▸ SET PROBLEM
Pictures in the data should be dropped; transcribe exactly the lines from the one that has "Emit a LaTeX" through the one that has "(6bp,-163.96bp) rectangle (1895bp,-196.7bp);".

▸ MATERIAL FOR THIS TASK
++++++++
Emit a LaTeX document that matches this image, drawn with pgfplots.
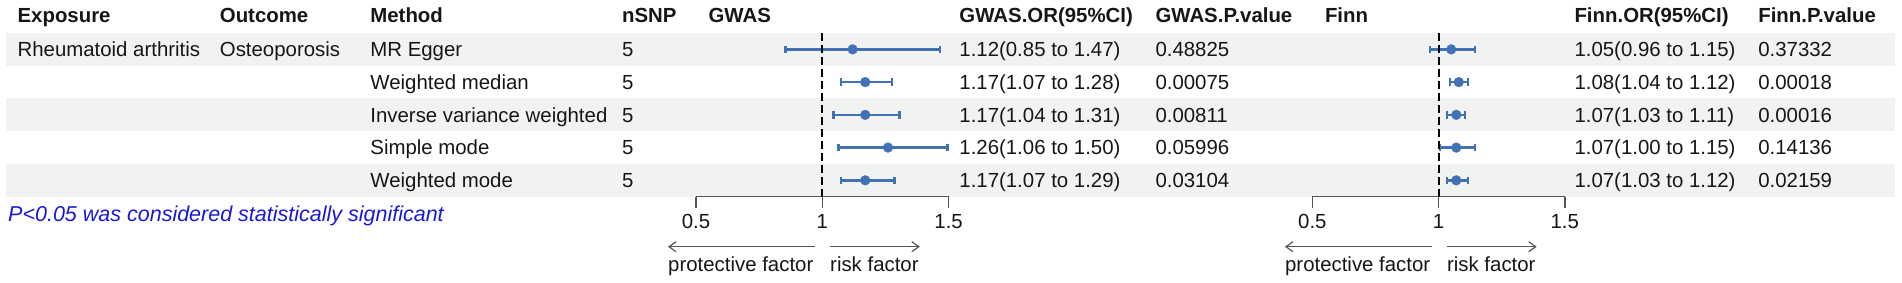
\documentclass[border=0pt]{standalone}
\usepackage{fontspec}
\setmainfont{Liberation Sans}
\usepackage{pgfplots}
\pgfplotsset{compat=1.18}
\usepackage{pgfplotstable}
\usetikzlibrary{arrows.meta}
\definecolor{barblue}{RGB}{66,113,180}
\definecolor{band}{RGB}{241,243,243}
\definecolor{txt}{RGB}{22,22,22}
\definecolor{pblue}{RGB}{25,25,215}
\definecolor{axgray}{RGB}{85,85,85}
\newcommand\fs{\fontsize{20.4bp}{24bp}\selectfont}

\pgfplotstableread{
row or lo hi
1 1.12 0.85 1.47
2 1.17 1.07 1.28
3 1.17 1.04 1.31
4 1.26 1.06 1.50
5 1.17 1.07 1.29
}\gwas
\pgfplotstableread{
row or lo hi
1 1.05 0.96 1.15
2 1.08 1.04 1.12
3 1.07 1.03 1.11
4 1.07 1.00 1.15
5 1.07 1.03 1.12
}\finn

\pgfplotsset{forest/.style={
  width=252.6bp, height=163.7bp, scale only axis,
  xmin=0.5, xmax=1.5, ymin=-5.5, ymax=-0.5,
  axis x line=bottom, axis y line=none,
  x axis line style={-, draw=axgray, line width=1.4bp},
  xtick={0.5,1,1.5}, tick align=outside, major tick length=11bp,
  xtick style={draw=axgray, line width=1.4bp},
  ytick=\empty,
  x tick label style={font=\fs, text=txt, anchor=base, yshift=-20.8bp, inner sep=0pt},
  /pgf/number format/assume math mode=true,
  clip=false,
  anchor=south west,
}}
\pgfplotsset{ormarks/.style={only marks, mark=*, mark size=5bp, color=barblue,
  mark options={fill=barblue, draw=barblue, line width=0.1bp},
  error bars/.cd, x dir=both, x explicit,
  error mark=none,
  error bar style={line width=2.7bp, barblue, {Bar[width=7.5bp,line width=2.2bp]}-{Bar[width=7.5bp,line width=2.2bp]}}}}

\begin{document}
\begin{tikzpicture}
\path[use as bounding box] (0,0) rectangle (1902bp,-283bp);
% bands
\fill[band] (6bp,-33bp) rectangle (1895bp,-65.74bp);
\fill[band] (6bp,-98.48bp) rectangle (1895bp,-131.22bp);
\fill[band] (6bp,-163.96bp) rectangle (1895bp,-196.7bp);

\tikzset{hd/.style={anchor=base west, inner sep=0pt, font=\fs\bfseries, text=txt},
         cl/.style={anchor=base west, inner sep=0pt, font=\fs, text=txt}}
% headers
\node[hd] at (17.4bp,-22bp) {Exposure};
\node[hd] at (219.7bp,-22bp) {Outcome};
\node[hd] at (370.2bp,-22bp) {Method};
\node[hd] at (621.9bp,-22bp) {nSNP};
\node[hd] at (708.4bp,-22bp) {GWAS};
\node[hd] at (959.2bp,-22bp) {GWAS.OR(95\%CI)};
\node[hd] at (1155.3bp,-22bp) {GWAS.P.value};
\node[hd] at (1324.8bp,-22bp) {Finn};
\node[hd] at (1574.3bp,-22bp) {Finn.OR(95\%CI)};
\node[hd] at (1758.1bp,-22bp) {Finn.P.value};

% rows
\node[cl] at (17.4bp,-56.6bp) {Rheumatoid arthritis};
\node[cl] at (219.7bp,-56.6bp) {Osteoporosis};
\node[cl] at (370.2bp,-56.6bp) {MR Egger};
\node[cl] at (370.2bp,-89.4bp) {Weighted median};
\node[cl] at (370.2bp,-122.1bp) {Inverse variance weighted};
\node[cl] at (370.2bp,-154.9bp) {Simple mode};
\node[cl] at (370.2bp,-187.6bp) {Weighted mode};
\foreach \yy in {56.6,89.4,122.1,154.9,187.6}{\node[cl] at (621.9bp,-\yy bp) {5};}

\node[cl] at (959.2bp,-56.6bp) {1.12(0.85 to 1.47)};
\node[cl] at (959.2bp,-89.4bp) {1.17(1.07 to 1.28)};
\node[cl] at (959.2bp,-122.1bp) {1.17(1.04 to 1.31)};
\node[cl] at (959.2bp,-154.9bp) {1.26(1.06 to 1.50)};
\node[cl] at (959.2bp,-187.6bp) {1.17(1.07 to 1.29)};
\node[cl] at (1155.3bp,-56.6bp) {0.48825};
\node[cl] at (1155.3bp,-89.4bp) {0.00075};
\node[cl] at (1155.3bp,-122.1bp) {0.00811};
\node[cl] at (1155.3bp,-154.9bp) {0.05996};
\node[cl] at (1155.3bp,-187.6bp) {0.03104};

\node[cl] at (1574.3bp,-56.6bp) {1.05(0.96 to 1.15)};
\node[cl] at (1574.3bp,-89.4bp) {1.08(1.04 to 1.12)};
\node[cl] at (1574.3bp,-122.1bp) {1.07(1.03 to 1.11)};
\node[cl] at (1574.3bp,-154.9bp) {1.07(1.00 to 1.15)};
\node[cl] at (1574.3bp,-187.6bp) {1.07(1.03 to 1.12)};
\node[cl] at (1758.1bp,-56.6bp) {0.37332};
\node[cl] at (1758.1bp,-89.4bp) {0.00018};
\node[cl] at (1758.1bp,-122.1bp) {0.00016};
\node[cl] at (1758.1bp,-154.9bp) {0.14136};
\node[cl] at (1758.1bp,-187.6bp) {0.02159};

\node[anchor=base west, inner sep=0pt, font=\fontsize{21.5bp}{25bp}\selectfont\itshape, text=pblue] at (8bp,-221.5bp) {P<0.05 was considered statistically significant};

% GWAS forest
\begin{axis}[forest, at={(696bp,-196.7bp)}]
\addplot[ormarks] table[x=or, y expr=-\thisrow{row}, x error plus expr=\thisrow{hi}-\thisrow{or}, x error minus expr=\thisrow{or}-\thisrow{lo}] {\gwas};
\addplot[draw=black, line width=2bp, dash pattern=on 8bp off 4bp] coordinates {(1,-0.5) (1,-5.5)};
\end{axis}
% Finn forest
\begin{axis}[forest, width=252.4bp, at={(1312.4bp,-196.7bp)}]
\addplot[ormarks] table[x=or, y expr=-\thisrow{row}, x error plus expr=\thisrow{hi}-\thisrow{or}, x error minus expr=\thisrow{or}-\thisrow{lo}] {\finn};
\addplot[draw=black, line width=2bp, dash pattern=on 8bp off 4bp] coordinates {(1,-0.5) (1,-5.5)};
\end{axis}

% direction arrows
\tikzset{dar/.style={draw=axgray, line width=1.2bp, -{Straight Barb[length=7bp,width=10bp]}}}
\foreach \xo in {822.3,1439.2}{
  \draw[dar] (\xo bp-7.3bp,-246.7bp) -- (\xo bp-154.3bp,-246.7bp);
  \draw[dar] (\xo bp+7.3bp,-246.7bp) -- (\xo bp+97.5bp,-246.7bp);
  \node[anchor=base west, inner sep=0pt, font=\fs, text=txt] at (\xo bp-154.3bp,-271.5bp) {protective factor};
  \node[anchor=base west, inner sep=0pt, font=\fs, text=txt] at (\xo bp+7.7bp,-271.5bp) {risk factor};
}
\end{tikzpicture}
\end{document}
++++++++
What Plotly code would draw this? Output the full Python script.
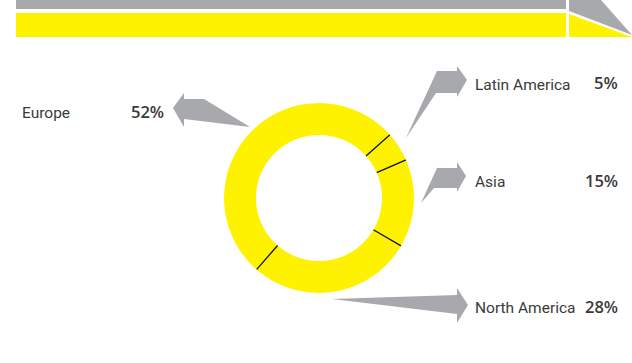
++++++++
▸ ANSWER FOR THIS EXERCISE
Emit a LaTeX document that matches this image, drawn with pgfplots.
\documentclass[border=0pt]{standalone}
\usepackage{fontspec}
\setmainfont{Liberation Sans}
\usepackage{pgfplots}
\pgfplotsset{compat=1.18}
\usepackage{pgfplotstable}
\usetikzlibrary{arrows.meta}
\definecolor{barblue}{RGB}{66,113,180}
\definecolor{band}{RGB}{241,243,243}
\definecolor{txt}{RGB}{22,22,22}
\definecolor{pblue}{RGB}{25,25,215}
\definecolor{axgray}{RGB}{85,85,85}
\newcommand\fs{\fontsize{20.4bp}{24bp}\selectfont}

\pgfplotstableread{
row or lo hi
1 1.12 0.85 1.47
2 1.17 1.07 1.28
3 1.17 1.04 1.31
4 1.26 1.06 1.50
5 1.17 1.07 1.29
}\gwas
\pgfplotstableread{
row or lo hi
1 1.05 0.96 1.15
2 1.08 1.04 1.12
3 1.07 1.03 1.11
4 1.07 1.00 1.15
5 1.07 1.03 1.12
}\finn

\pgfplotsset{forest/.style={
  width=252.6bp, height=163.7bp, scale only axis,
  xmin=0.5, xmax=1.5, ymin=-5.5, ymax=-0.5,
  axis x line=bottom, axis y line=none,
  x axis line style={-, draw=axgray, line width=1.4bp},
  xtick={0.5,1,1.5}, tick align=outside, major tick length=11bp,
  xtick style={draw=axgray, line width=1.4bp},
  ytick=\empty,
  x tick label style={font=\fs, text=txt, anchor=base, yshift=-20.8bp, inner sep=0pt},
  /pgf/number format/assume math mode=true,
  clip=false,
  anchor=south west,
}}
\pgfplotsset{ormarks/.style={only marks, mark=*, mark size=5bp, color=barblue,
  mark options={fill=barblue, draw=barblue, line width=0.1bp},
  error bars/.cd, x dir=both, x explicit,
  error mark=none,
  error bar style={line width=2.7bp, barblue, {Bar[width=7.5bp,line width=2.2bp]}-{Bar[width=7.5bp,line width=2.2bp]}}}}

\begin{document}
\begin{tikzpicture}
\path[use as bounding box] (0,0) rectangle (1902bp,-283bp);
% bands
\fill[band] (6bp,-33bp) rectangle (1895bp,-65.74bp);
\fill[band] (6bp,-98.48bp) rectangle (1895bp,-131.22bp);
\fill[band] (6bp,-163.96bp) rectangle (1895bp,-196.7bp);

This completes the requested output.